DeepSORT (Deep Simple Online and Realtime Tracking) was the standard for several years. It uses Kalman filtering for trajectory prediction and a deep appearance feature extractor (a lightweight ReID model) to match detections to existing tracks across occlusions. The ReID model adds compute overhead but significantly improves re-identification after occlusion. DeepSORT works well when targets have distinct visual appearances but degrades in crowded scenes where many similar-looking targets cross paths.

ByteTrack improves on DeepSORT by using low-confidence detections (below the standard threshold) as additional association cues rather than discarding them. This dramatically reduces ID switches during partial occlusions, where a target's detection confidence drops temporarily. ByteTrack achieves state-of-the-art MOT metrics on standard benchmarks with lower computational cost than DeepSORT, making it a strong choice for edge deployment.

BoT-SORT (Robust Associations Multi-Pedestrian Tracking) adds camera motion compensation to ByteTrack's framework. For a UAV-mounted camera that itself is moving and rotating, naive Kalman prediction fails because the apparent motion of a stationary target can be large due to camera ego-motion. BoT-SORT estimates camera motion from homography (using feature matching between frames) and compensates for it before running Kalman prediction, substantially improving tracking accuracy for airborne platforms.

Deployment Challenges: Thermal Inputs, Sensor Fusion, and Ruggedization

Deploying computer vision models from controlled test environments to operational field hardware introduces several challenges that are routinely underestimated in development.

IR and thermal input processing. Longwave infrared (LWIR) cameras operate in the 8–14 µm spectral band and produce 14-bit or 16-bit grayscale images that map temperature to intensity. The normalization approach matters significantly: simple min-max normalization across the full dynamic range washes out low-contrast targets. Adaptive histogram equalization (CLAHE) applied per-frame or per-region significantly improves target visibility in thermal imagery. Models trained on EO imagery must be retrained or fine-tuned on thermal data; cross-modal transfer does not work reliably.

Sensor fusion with LWIR and EO cameras. A common architecture pairs an EO camera (for classification detail and color discrimination) with an LWIR camera (for detection through camouflage and in low-light conditions). Fusing detections from two sensors requires extrinsic calibration (aligning their fields of view geometrically), temporal synchronization (ensuring frame timestamps align), and a fusion strategy — either early fusion (combining feature maps from both sensors), late fusion (combining detections from two independent models), or decision-level fusion (voting across independent detection outputs). Late fusion is the most common in deployed defense systems because it allows each sensor pipeline to be optimized and certified independently.

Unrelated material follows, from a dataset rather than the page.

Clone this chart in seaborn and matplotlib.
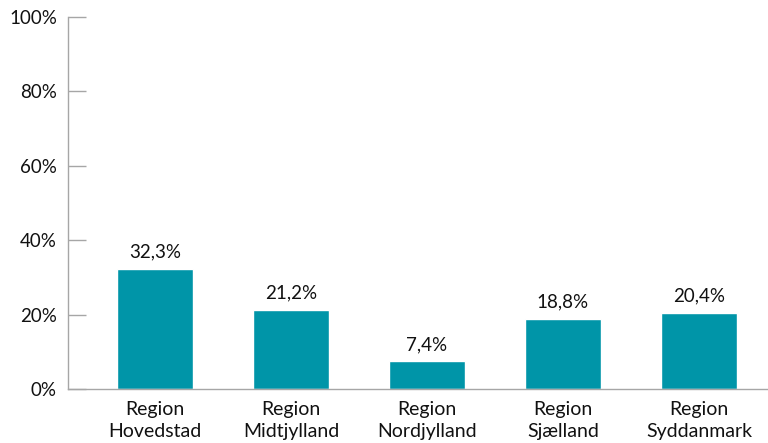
import matplotlib
matplotlib.use("Agg")
import matplotlib.pyplot as plt
import seaborn as sns
import pandas as pd

regions = ["Region\nHovedstad", "Region\nMidtjylland", "Region\nNordjylland", "Region\nSjælland", "Region\nSyddanmark"]
values = [32.3, 21.2, 7.4, 18.8, 20.4]
yticks = [0, 20, 40, 60, 80, 100]

sns.set_theme(style="white")
plt.rcParams['font.family'] = ['Lato', 'DejaVu Sans']

df = pd.DataFrame({"region": regions, "value": values})
fig = plt.figure(figsize=(7.68, 4.43), dpi=100)
ax = fig.add_axes([68/768, (443-389)/443, (767-68)/768, (389-17)/443])
sns.barplot(data=df, x="region", y="value", color="#0095A8", saturation=1, width=0.56, ax=ax)
ax.set_xlim(-0.5 - 19/136, 4.5)
ax.set_ylim(0, 100)
ax.set_yticks(yticks)
ax.set_yticklabels([f"{t}%" for t in yticks], fontsize=13.5, color="#111111")
ax.tick_params(axis="y", direction="in", length=13, width=1, color="#A6A6A6", left=True, pad=8)
ax.tick_params(axis="x", length=0, labelsize=14, labelcolor="#111111", pad=9)
for lbl in ax.get_xticklabels():
    lbl.set_linespacing(1.35)
ax.set_xlabel("")
ax.set_ylabel("")
for s in ["top", "right"]:
    ax.spines[s].set_visible(False)
for s in ["left", "bottom"]:
    ax.spines[s].set_color("#A6A6A6")
    ax.spines[s].set_linewidth(1)
for i, v in enumerate(values):
    ax.annotate(f"{v:.1f}%".replace(".", ","), (i, v), xytext=(0, 6), textcoords="offset points",
                ha="center", va="bottom", fontsize=13.5, color="#111111")
fig.savefig("out.png", dpi=100)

Ruggedized enclosures. IP67-rated enclosures (dust-tight, immersion-resistant) are the minimum for field-deployed computer vision hardware. MIL-STD-810H defines environmental test methods for shock, vibration, temperature cycling (operating range −40°C to +71°C for most ground vehicle applications, −54°C to +85°C for aviation), humidity, and altitude. Hardware must be qualified to the applicable MIL-STD test sequences before deployment. Thermal management within sealed enclosures — preventing GPU junction temperature from exceeding safe limits without fan or vented cooling — typically requires conduction cooling through the enclosure wall to a heat spreader or vehicle chassis.

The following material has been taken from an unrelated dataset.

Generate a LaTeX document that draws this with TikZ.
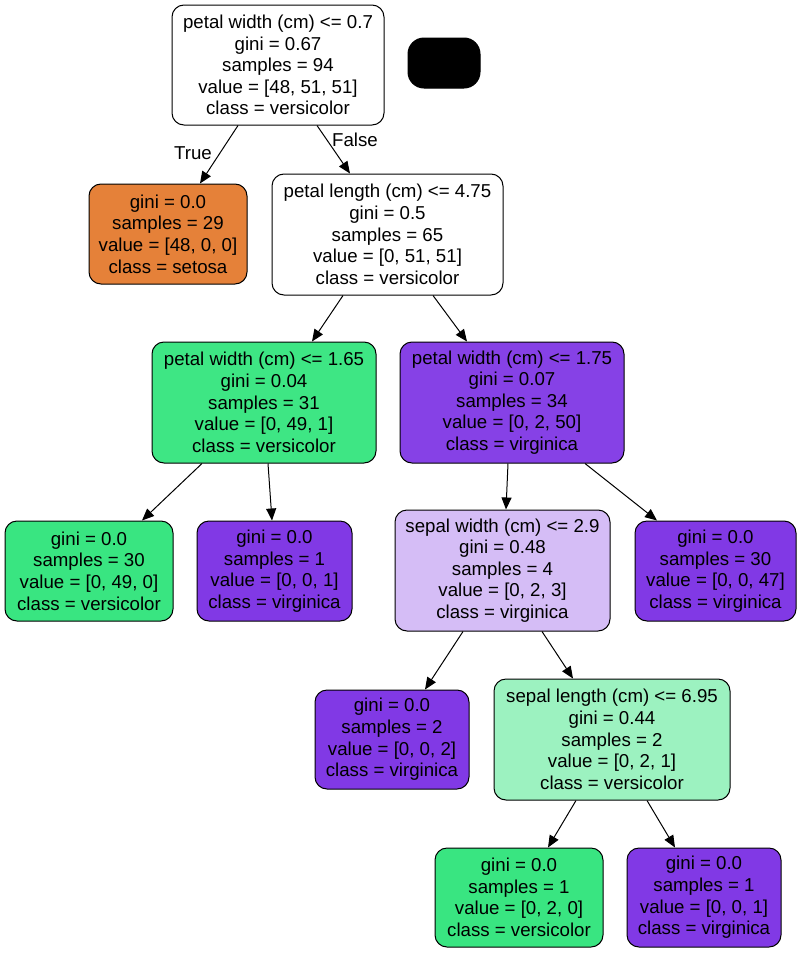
\documentclass[tikz,border=0pt]{standalone}
\usepackage{fontspec}
\setmainfont{Liberation Sans}
\usetikzlibrary{arrows.meta,calc}

\definecolor{setosa}{HTML}{E58139}
\definecolor{versi}{HTML}{39E581}
\definecolor{versiA}{HTML}{3EE684}
\definecolor{versiC}{HTML}{9CF2C0}
\definecolor{virgi}{HTML}{8139E5}
\definecolor{virgiA}{HTML}{8641E6}
\definecolor{virgiC}{HTML}{D5BDF6}

\tikzset{
  treenode/.style={draw=black, line width=0.75pt, rounded corners=9pt,
    align=center, inner sep=0pt, fill=white,
    font=\fontsize{14pt}{16.2pt}\selectfont},
  dims/.style 2 args={minimum width=#1, minimum height=#2},
  edge/.style={line width=0.75pt, -{Triangle[length=9pt,width=7.5pt]}},
  edgelabel/.style={font=\fontsize{14pt}{16.2pt}\selectfont, inner sep=0pt}
}

\begin{document}
\begin{tikzpicture}[x=0.75pt,y=-0.75pt]
  \path[use as bounding box, fill=white] (0,0) rectangle (802,953);

  % split nodes and leaves, top to bottom
  \node[treenode, dims={159pt}{90pt}] (root) at (278,65)
    {petal width (cm) <= 0.7\\gini = 0.67\\samples = 94\\value = [48, 51, 51]\\class = versicolor};
  \node[treenode, fill=black, rounded corners=12pt, dims={54pt}{37.5pt}] (blank) at (444,63) {};

  \node[treenode, fill=setosa, dims={118.5pt}{75pt}] (setosa) at (168,234)
    {gini = 0.0\\samples = 29\\value = [48, 0, 0]\\class = setosa};
  \node[treenode, dims={173.25pt}{90.75pt}] (plen) at (387.5,234.5)
    {petal length (cm) <= 4.75\\gini = 0.5\\samples = 65\\value = [0, 51, 51]\\class = versicolor};

  \node[treenode, fill=versiA, dims={168pt}{90.75pt}] (pwA) at (264,402.5)
    {petal width (cm) <= 1.65\\gini = 0.04\\samples = 31\\value = [0, 49, 1]\\class = versicolor};
  \node[treenode, fill=virgiA, dims={168pt}{90.75pt}] (pwB) at (512,402.5)
    {petal width (cm) <= 1.75\\gini = 0.07\\samples = 34\\value = [0, 2, 50]\\class = virginica};

  \node[treenode, fill=versi, dims={126pt}{75pt}] (leafA) at (89,571)
    {gini = 0.0\\samples = 30\\value = [0, 49, 0]\\class = versicolor};
  \node[treenode, fill=virgi, dims={116.25pt}{75pt}] (leafB) at (274.5,571)
    {gini = 0.0\\samples = 1\\value = [0, 0, 1]\\class = virginica};
  \node[treenode, fill=virgiC, dims={161.25pt}{90.75pt}] (swid) at (502.5,570.5)
    {sepal width (cm) <= 2.9\\gini = 0.48\\samples = 4\\value = [0, 2, 3]\\class = virginica};
  \node[treenode, fill=virgi, dims={120.75pt}{75pt}] (leafC) at (715.5,571)
    {gini = 0.0\\samples = 30\\value = [0, 0, 47]\\class = virginica};

  \node[treenode, fill=virgi, dims={115.5pt}{74.25pt}] (leafD) at (392,739.5)
    {gini = 0.0\\samples = 2\\value = [0, 0, 2]\\class = virginica};
  \node[treenode, fill=versiC, dims={177pt}{90.75pt}] (slen) at (612,739.5)
    {sepal length (cm) <= 6.95\\gini = 0.44\\samples = 2\\value = [0, 2, 1]\\class = versicolor};

  \node[treenode, fill=versi, dims={126pt}{74.25pt}] (leafE) at (519,897.5)
    {gini = 0.0\\samples = 1\\value = [0, 2, 0]\\class = versicolor};
  \node[treenode, fill=virgi, dims={115.5pt}{74.25pt}] (leafF) at (704,897.5)
    {gini = 0.0\\samples = 1\\value = [0, 0, 1]\\class = virginica};

  % branches
  \draw[edge] ($(root.south)+(-40,0)$) -- ($(setosa.north)+(32,0)$);
  \draw[edge] ($(root.south)+(39,0)$) -- ($(plen.north)+(-37.5,0)$);
  \draw[edge] ($(plen.south)+(-44.5,0)$) -- ($(pwA.north)+(48,0)$);
  \draw[edge] ($(plen.south)+(45.5,0)$) -- ($(pwB.north)+(-45,0)$);
  \draw[edge] ($(pwA.south)+(-62,0)$) -- ($(leafA.north)+(53,0)$);
  \draw[edge] ($(pwA.south)+(4,0)$) -- ($(leafB.north)+(-2.5,0)$);
  \draw[edge] ($(pwB.south)+(-4,0)$) -- ($(swid.north)+(3.5,0)$);
  \draw[edge] ($(pwB.south)+(73,0)$) -- ($(leafC.north)+(-58.5,0)$);
  \draw[edge] ($(swid.south)+(-39.5,0)$) -- ($(leafD.north)+(33,0)$);
  \draw[edge] ($(swid.south)+(39.5,0)$) -- ($(slen.north)+(-39,0)$);
  \draw[edge] ($(slen.south)+(-36,0)$) -- ($(leafE.north)+(29,0)$);
  \draw[edge] ($(slen.south)+(35,0)$) -- ($(leafF.north)+(-29,0)$);

  \node[edgelabel] (truelbl) at (193,153) {True};
  \node[edgelabel] (falselbl) at (355,140) {False};
\end{tikzpicture}
\end{document}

Model update mechanisms in the field are a frequently overlooked deployment requirement. A model that performs well in summer vegetation may degrade significantly in winter or urban terrain. The deployment pipeline must support cryptographically signed model packages pushed to field devices via a secure update channel, with rollback capability if the new model degrades performance.